Dave glances at my plate of spinach, beans, and brown rice as I eye the meatballs
nestled in his spaghetti.
“You eat like a rabbit,” he says.
“Rabbits don’t generally eat garbanzo beans or cooked rice,” I reply.
“But still…”
As the conversation changes, he forgets my rabbit food, and I forget his meat. In the end, it doesn’t really matter what we have.
According to a 2008 study by Harris Interactive Service, about 7.3 million people are vegetarian in the United States—that’s about 3.2 percent of the population. Most are young, from middleclass backgrounds, and live in the Western or Southern regions of the United States. I’m one of them, a skinny, grain-eating, tofu-crunching middle-class American.
Nothing radical there.
We vegetarians eat about three meals per day—just like our omnivorous counterparts. We don’t all use organic paper and beet-juice ink or attend regular services at hippy churches on weekends. Most aren’t PETA extremists who throw red paint at fur coats and survive on seaweed and unpronounceable grains. Perhaps our farts smell a little bad sometimes, or we’re be a pain to take out to dinner, but most of us are pretty normal. At least I think so.

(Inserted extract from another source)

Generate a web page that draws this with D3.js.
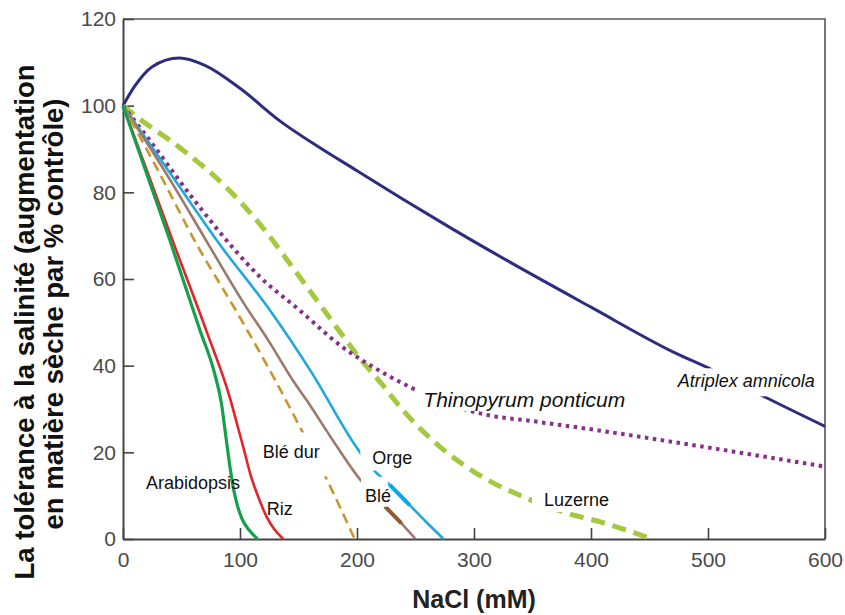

Still, some people berate me with things like, “why the hell would you do that?” or “we deserve to eat animals,” or my personal favorite, “you’re going to die because you’re not getting enough protein.”
Others aren’t so malicious. They just don’t understand, or grow up thinking that all vegetarians fit the same model. But we are all very different and have very different reasons for becoming vegetarian.